(Entries with chart source code)
——————————

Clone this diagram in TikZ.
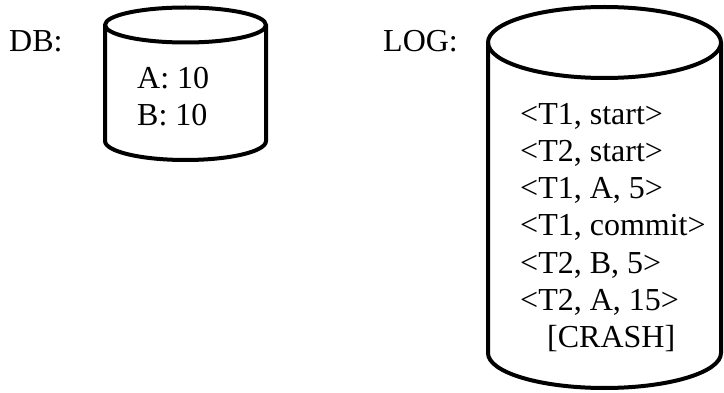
\documentclass[tikz,border=0pt]{standalone}
\usepackage{fontspec}
\setmainfont{Liberation Serif}
\begin{document}
\begin{tikzpicture}[x=1pt,y=-1pt,
  cyl/.style={line width=4pt,line join=round},
  txt/.style={inner sep=0pt,anchor=base west,font=\fontsize{32}{37}\selectfont}]
\useasboundingbox (0,0) rectangle (724,393);

% database cylinder
\draw[cyl] (185.5,25) ellipse [x radius=80.5pt,y radius=17.5pt];
\draw[cyl] (105,25) -- (105,141) arc[start angle=180,end angle=360,x radius=80.5pt,y radius=19pt] -- (266,25);

% log cylinder
\draw[cyl] (604.5,42.5) ellipse [x radius=116.5pt,y radius=35.5pt];
\draw[cyl] (488,42.5) -- (488,353) arc[start angle=180,end angle=360,x radius=116.5pt,y radius=35pt] -- (721,42.5);

% labels
\node[txt] (dblabel) at (9,52) {DB:};
\node[txt] (loglabel) at (383,52) {LOG:};

% database contents
\node[txt] (va) at (137,89) {A: 10};
\node[txt] (vb) at (137,126) {B: 10};

% log records
\node[txt] (r1) at (520,125) {<T1, start>};
\node[txt] (r2) at (520,162) {<T2, start>};
\node[txt] (r3) at (520,199) {<T1, A, 5>};
\node[txt] (r4) at (520,236) {<T1, commit>};
\node[txt] (r5) at (520,273) {<T2, B, 5>};
\node[txt] (r6) at (520,310) {<T2, A, 15>};
\node[txt] (r7) at (547,347) {[CRASH]};
\end{tikzpicture}
\end{document}
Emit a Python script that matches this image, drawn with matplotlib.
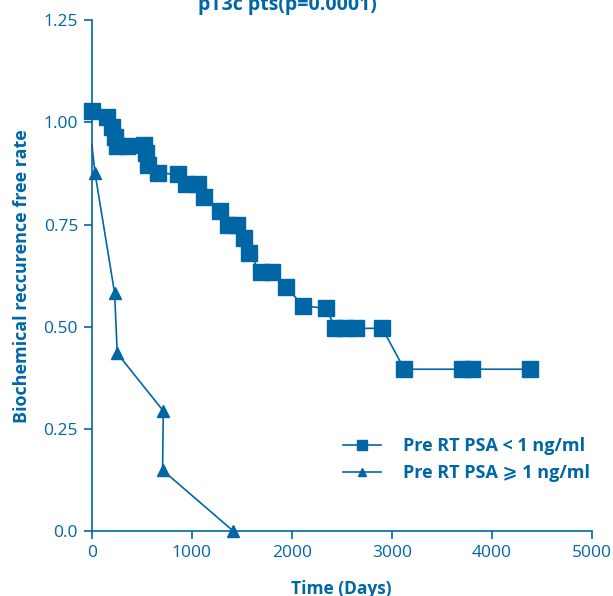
import matplotlib.pyplot as plt

# survival curves
low_days = [0, 153, 203, 233, 247, 347, 523, 543, 557, 663, 864, 941, 1064, 1121,
            1281, 1364, 1448, 1524, 1574, 1687, 1798, 1947, 2115, 2345, 2435, 2530,
            2640, 2906, 3126, 3700, 3800, 4387]
low_rate = [1.027, 1.013, 0.988, 0.965, 0.943, 0.943, 0.945, 0.925, 0.896, 0.876,
            0.873, 0.849, 0.849, 0.817, 0.784, 0.749, 0.749, 0.717, 0.680, 0.633,
            0.633, 0.596, 0.551, 0.545, 0.496, 0.496, 0.496, 0.496, 0.396, 0.396,
            0.396, 0.396]

high_days = [0, 30, 227, 253, 714, 707, 1414]
high_rate = [0.945, 0.877, 0.582, 0.435, 0.294, 0.149, 0.0]

x_ticks = [0, 1000, 2000, 3000, 4000, 5000]
y_ticks = [0.0, 0.25, 0.50, 0.75, 1.00, 1.25]
y_labels = ['0.0', '0.25', '0.50', '0.75', '1.00', '1.25']

blue = '#0066a6'
plt.rcParams['font.family'] = ['Open Sans', 'DejaVu Sans']

fig = plt.figure(figsize=(6.13, 5.96), dpi=100)
ax = fig.add_axes([0.150, 0.109, 0.815, 0.857])

ax.plot(low_days, low_rate, color=blue, lw=1.2, marker='s', markersize=11,
        clip_on=False, label='Pre RT PSA < 1 ng/ml')
ax.plot(high_days, high_rate, color=blue, lw=1.2, marker='^', markersize=9,
        markevery=list(range(1, len(high_days))), clip_on=False,
        label='Pre RT PSA \u2a7e 1 ng/ml')

ax.set_xlim(0, 5000)
ax.set_ylim(0, 1.25)
ax.set_xticks(x_ticks)
ax.set_yticks(y_ticks)
ax.set_yticklabels(y_labels)

for side in ['top', 'right']:
    ax.spines[side].set_visible(False)
for side in ['left', 'bottom']:
    ax.spines[side].set_color(blue)
    ax.spines[side].set_linewidth(1.2)
ax.tick_params(colors=blue, labelsize=12.5, width=1.2, length=6, pad=4)

ax.set_xlabel('Time (Days)', color=blue, fontsize=12.5, fontweight='bold', labelpad=14)
ax.set_ylabel('Biochemical reccurence free rate', color=blue, fontsize=13,
              fontweight='bold', labelpad=9)

fig.text(0.468, 0.983, 'pT3c pts(p=0.0001)', color=blue, fontsize=14,
         fontweight='bold', ha='center', va='baseline')

leg = ax.legend(loc='upper left', bbox_to_anchor=(0.47, 0.215), frameon=False,
                handlelength=2.1, handletextpad=1.2, labelspacing=0.5,
                prop={'weight': 'bold', 'size': 13}, markerscale=0.6)
for t in leg.get_texts():
    t.set_color(blue)

fig.savefig('out.png', dpi=100)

——————————

### Exercise description
Retype the listing exactly. Pictures do not belong in the copy.

### Completed exercise
Clone this diagram in TikZ.
\documentclass[tikz,border=0pt]{standalone}
\usepackage{fontspec}
\setmainfont{Liberation Serif}
\begin{document}
\begin{tikzpicture}[x=1pt,y=-1pt,
  cyl/.style={line width=4pt,line join=round},
  txt/.style={inner sep=0pt,anchor=base west,font=\fontsize{32}{37}\selectfont}]
\useasboundingbox (0,0) rectangle (724,393);

% database cylinder
\draw[cyl] (185.5,25) ellipse [x radius=80.5pt,y radius=17.5pt];
\draw[cyl] (105,25) -- (105,141) arc[start angle=180,end angle=360,x radius=80.5pt,y radius=19pt] -- (266,25);

% log cylinder
\draw[cyl] (604.5,42.5) ellipse [x radius=116.5pt,y radius=35.5pt];
\draw[cyl] (488,42.5) -- (488,353) arc[start angle=180,end angle=360,x radius=116.5pt,y radius=35pt] -- (721,42.5);

% labels
\node[txt] (dblabel) at (9,52) {DB:};
\node[txt] (loglabel) at (383,52) {LOG:};

% database contents
\node[txt] (va) at (137,89) {A: 10};
\node[txt] (vb) at (137,126) {B: 10};

% log records
\node[txt] (r1) at (520,125) {<T1, start>};
\node[txt] (r2) at (520,162) {<T2, start>};
\node[txt] (r3) at (520,199) {<T1, A, 5>};
\node[txt] (r4) at (520,236) {<T1, commit>};
\node[txt] (r5) at (520,273) {<T2, B, 5>};
\node[txt] (r6) at (520,310) {<T2, A, 15>};
\node[txt] (r7) at (547,347) {[CRASH]};
\end{tikzpicture}
\end{document}
Emit a Python script that matches this image, drawn with matplotlib.
import matplotlib.pyplot as plt

# survival curves
low_days = [0, 153, 203, 233, 247, 347, 523, 543, 557, 663, 864, 941, 1064, 1121,
            1281, 1364, 1448, 1524, 1574, 1687, 1798, 1947, 2115, 2345, 2435, 2530,
            2640, 2906, 3126, 3700, 3800, 4387]
low_rate = [1.027, 1.013, 0.988, 0.965, 0.943, 0.943, 0.945, 0.925, 0.896, 0.876,
            0.873, 0.849, 0.849, 0.817, 0.784, 0.749, 0.749, 0.717, 0.680, 0.633,
            0.633, 0.596, 0.551, 0.545, 0.496, 0.496, 0.496, 0.496, 0.396, 0.396,
            0.396, 0.396]

high_days = [0, 30, 227, 253, 714, 707, 1414]
high_rate = [0.945, 0.877, 0.582, 0.435, 0.294, 0.149, 0.0]

x_ticks = [0, 1000, 2000, 3000, 4000, 5000]
y_ticks = [0.0, 0.25, 0.50, 0.75, 1.00, 1.25]
y_labels = ['0.0', '0.25', '0.50', '0.75', '1.00', '1.25']

blue = '#0066a6'
plt.rcParams['font.family'] = ['Open Sans', 'DejaVu Sans']

fig = plt.figure(figsize=(6.13, 5.96), dpi=100)
ax = fig.add_axes([0.150, 0.109, 0.815, 0.857])

ax.plot(low_days, low_rate, color=blue, lw=1.2, marker='s', markersize=11,
        clip_on=False, label='Pre RT PSA < 1 ng/ml')
ax.plot(high_days, high_rate, color=blue, lw=1.2, marker='^', markersize=9,
        markevery=list(range(1, len(high_days))), clip_on=False,
        label='Pre RT PSA \u2a7e 1 ng/ml')

ax.set_xlim(0, 5000)
ax.set_ylim(0, 1.25)
ax.set_xticks(x_ticks)
ax.set_yticks(y_ticks)
ax.set_yticklabels(y_labels)

for side in ['top', 'right']:
    ax.spines[side].set_visible(False)
for side in ['left', 'bottom']:
    ax.spines[side].set_color(blue)
    ax.spines[side].set_linewidth(1.2)
ax.tick_params(colors=blue, labelsize=12.5, width=1.2, length=6, pad=4)

ax.set_xlabel('Time (Days)', color=blue, fontsize=12.5, fontweight='bold', labelpad=14)
ax.set_ylabel('Biochemical reccurence free rate', color=blue, fontsize=13,
              fontweight='bold', labelpad=9)

fig.text(0.468, 0.983, 'pT3c pts(p=0.0001)', color=blue, fontsize=14,
         fontweight='bold', ha='center', va='baseline')

leg = ax.legend(loc='upper left', bbox_to_anchor=(0.47, 0.215), frameon=False,
                handlelength=2.1, handletextpad=1.2, labelspacing=0.5,
                prop={'weight': 'bold', 'size': 13}, markerscale=0.6)
for t in leg.get_texts():
    t.set_color(blue)

fig.savefig('out.png', dpi=100)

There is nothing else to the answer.